** Start of GIVEN MATERIAL **

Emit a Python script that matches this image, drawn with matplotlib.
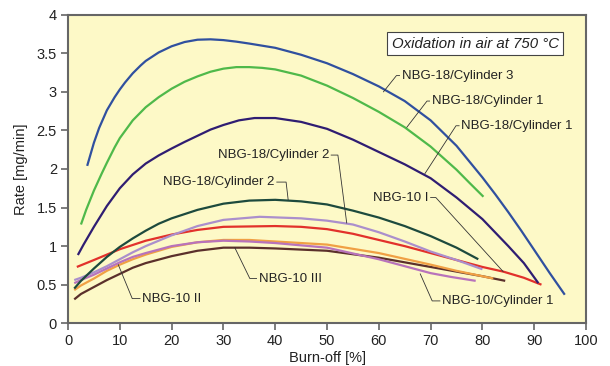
import matplotlib
matplotlib.use("Agg")
import matplotlib.pyplot as plt

plt.rcParams['font.family'] = ['Liberation Sans', 'DejaVu Sans']

# curves: burn-off [%] vs rate [mg/min]
blue_x = [3.7, 5, 6, 7.5, 9, 10, 11, 12.5, 14, 15, 17.5, 20, 22.5, 25, 27.5, 30, 32.5, 35, 40, 45, 50,
          55, 60, 65, 70, 75, 80, 82.5, 85, 87.5, 90, 93, 95.9]
blue_y = [2.04, 2.34, 2.53, 2.76, 2.93, 3.03, 3.12, 3.24, 3.34, 3.40, 3.51, 3.59, 3.645, 3.675, 3.68, 3.67, 3.65, 3.625, 3.57, 3.48, 3.37,
          3.23, 3.07, 2.88, 2.63, 2.30, 1.89, 1.67, 1.44, 1.20, 0.95, 0.65, 0.37]

green_x = [2.5, 3.5, 5, 6.5, 7.5, 9, 10, 12.5, 15, 17.5, 20, 22.5, 25, 27.5, 30, 32.5, 35, 37.5, 40, 45,
           50, 55, 60, 65, 70, 75, 77.5, 80.2]
green_y = [1.28, 1.47, 1.72, 1.94, 2.08, 2.28, 2.40, 2.63, 2.80, 2.93, 3.04, 3.13, 3.20, 3.26, 3.30, 3.32, 3.32, 3.31, 3.29, 3.21,
           3.08, 2.92, 2.74, 2.54, 2.29, 1.99, 1.82, 1.64]

navy_x = [1.9, 3, 5, 7.5, 10, 12.5, 15, 17.5, 20, 22.5, 25, 27.5, 30, 33, 36, 40, 45, 50, 55, 60, 65,
          70, 75, 80, 85, 88, 90.8]
navy_y = [0.885, 1.02, 1.25, 1.52, 1.75, 1.93, 2.07, 2.175, 2.265, 2.35, 2.43, 2.51, 2.57, 2.63, 2.66, 2.66, 2.61, 2.52, 2.38, 2.22, 2.06,
          1.88, 1.63, 1.35, 1.00, 0.78, 0.52]

dkgreen_x = [1.2, 2.5, 5, 7.5, 10, 12.5, 15, 17.5, 20, 25, 30, 35, 40, 45, 50, 55, 60, 65, 70, 75, 79.2]
dkgreen_y = [0.45, 0.55, 0.71, 0.86, 0.99, 1.10, 1.20, 1.29, 1.36, 1.47, 1.55, 1.59, 1.60, 1.58, 1.54, 1.46, 1.37, 1.26, 1.13, 0.98, 0.83]

lav_x = [1.2, 2.5, 5, 7.5, 10, 12.5, 15, 20, 25, 30, 37, 45, 50, 55, 60, 65, 70, 75, 80]
lav_y = [0.56, 0.59, 0.66, 0.74, 0.83, 0.92, 1.00, 1.14, 1.26, 1.34, 1.38, 1.36, 1.33, 1.28, 1.18, 1.06, 0.93, 0.82, 0.70]

red_x = [1.7, 5, 10, 15, 20, 25, 30, 40, 45, 50, 55, 60, 65, 70, 75, 80, 84, 88, 91.4]
red_y = [0.73, 0.82, 0.96, 1.07, 1.15, 1.21, 1.25, 1.26, 1.25, 1.22, 1.16, 1.08, 1.00, 0.91, 0.82, 0.73, 0.67, 0.59, 0.50]

orange_x = [1.2, 2.5, 5, 7.5, 10, 12.5, 15, 20, 25, 30, 35, 40, 50, 60, 70, 75, 82.1]
orange_y = [0.43, 0.49, 0.58, 0.68, 0.76, 0.83, 0.89, 0.99, 1.05, 1.08, 1.08, 1.06, 1.02, 0.91, 0.76, 0.68, 0.58]

pink_x = [1.2, 2.5, 5, 7.5, 10, 12.5, 15, 20, 25, 30, 35, 40, 50, 60, 65, 70, 74, 78.7]
pink_y = [0.52, 0.56, 0.63, 0.71, 0.79, 0.86, 0.91, 1.00, 1.05, 1.07, 1.06, 1.04, 0.98, 0.83, 0.74, 0.65, 0.60, 0.55]

brown_x = [1.2, 2.5, 5, 7.5, 10, 12.5, 15, 20, 25, 30, 35, 40, 50, 60, 70, 80, 84.4]
brown_y = [0.31, 0.38, 0.47, 0.56, 0.64, 0.72, 0.78, 0.87, 0.94, 0.98, 0.98, 0.97, 0.94, 0.85, 0.73, 0.61, 0.55]

series = [
    (brown_x, brown_y, '#5b302b'),
    (orange_x, orange_y, '#f0a044'),
    (pink_x, pink_y, '#b873bb'),
    (red_x, red_y, '#e2312b'),
    (lav_x, lav_y, '#ab8fcc'),
    (dkgreen_x, dkgreen_y, '#1d4a3d'),
    (navy_x, navy_y, '#2f1d72'),
    (green_x, green_y, '#4fb94a'),
    (blue_x, blue_y, '#30509f'),
]

# labels: text, text pos, ha, elbow x, curve point
labels = [
    ("NBG-18/Cylinder 3", (64.4, 3.21), 'left', 63.4, (60.9, 3.00)),
    ("NBG-18/Cylinder 1", (70.2, 2.88), 'left', 69.3, (65.4, 2.54)),
    ("NBG-18/Cylinder 1", (75.9, 2.56), 'left', 74.9, (68.9, 1.94)),
    ("NBG-18/Cylinder 2", (50.4, 2.18), 'right', 52.1, (53.8, 1.30)),
    ("NBG-18/Cylinder 2", (39.9, 1.83), 'right', 42.1, (42.5, 1.60)),
    ("NBG-10 I", (69.6, 1.63), 'right', 71.0, (84.0, 0.67)),
    ("NBG-10 II", (14.3, 0.32), 'left', 12.4, (9.7, 0.76)),
    ("NBG-10 III", (36.8, 0.58), 'left', 35.1, (32.2, 0.98)),
    ("NBG-10/Cylinder 1", (72.2, 0.29), 'left', 70.3, (68.0, 0.64)),
]

fig = plt.figure(figsize=(6.1, 3.66), dpi=100)
ax = fig.add_axes([0.1115, 0.1167, 0.8492, 0.8433])
ax.set_facecolor('#fdf9c7')

for xs, ys, c in series:
    ax.plot(xs, ys, color=c, lw=1.6, solid_capstyle='butt', solid_joinstyle='round')

for txt, (tx, ty), ha, ex, (cx, cy) in labels:
    ax.plot([tx + (-0.4 if ha == 'left' else 0.4), ex, cx], [ty, ty, cy],
            color='#333333', lw=0.6)
    ax.text(tx, ty, txt, ha=ha, va='center', fontsize=9.5, color='#222222')

ax.text(78.6, 3.62, "Oxidation in air at 750 °C", ha='center', va='center',
        fontsize=10.8, style='italic', color='#222222',
        bbox=dict(boxstyle='square,pad=0.3', fc='white', ec='#444444', lw=0.8))

ax.set_xlim(0, 100)
ax.set_ylim(0, 4)
ax.set_xticks(range(0, 101, 10))
ax.set_yticks([0, 0.5, 1, 1.5, 2, 2.5, 3, 3.5, 4])
ax.set_yticklabels(['0', '0.5', '1', '1.5', '2', '2.5', '3', '3.5', '4'])
ax.tick_params(direction='out', length=5, width=1.2, color='#666666',
               labelsize=10.5, labelcolor='#222222', pad=3)
for s in ax.spines.values():
    s.set_color('#666666')
    s.set_linewidth(1.5)

ax.set_xlabel("Burn-off [%]", fontsize=10.5, color='#222222', labelpad=2)
ax.set_ylabel("Rate [mg/min]", fontsize=10.5, color='#222222', labelpad=6)

fig.savefig("out.png", dpi=100)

** End of GIVEN MATERIAL **

• SHORT TASK:
Look for "matplotlib" and pull out every line that has it.

• FINAL RESULT:
Emit a Python script that matches this image, drawn with matplotlib.
import matplotlib
matplotlib.use("Agg")
import matplotlib.pyplot as plt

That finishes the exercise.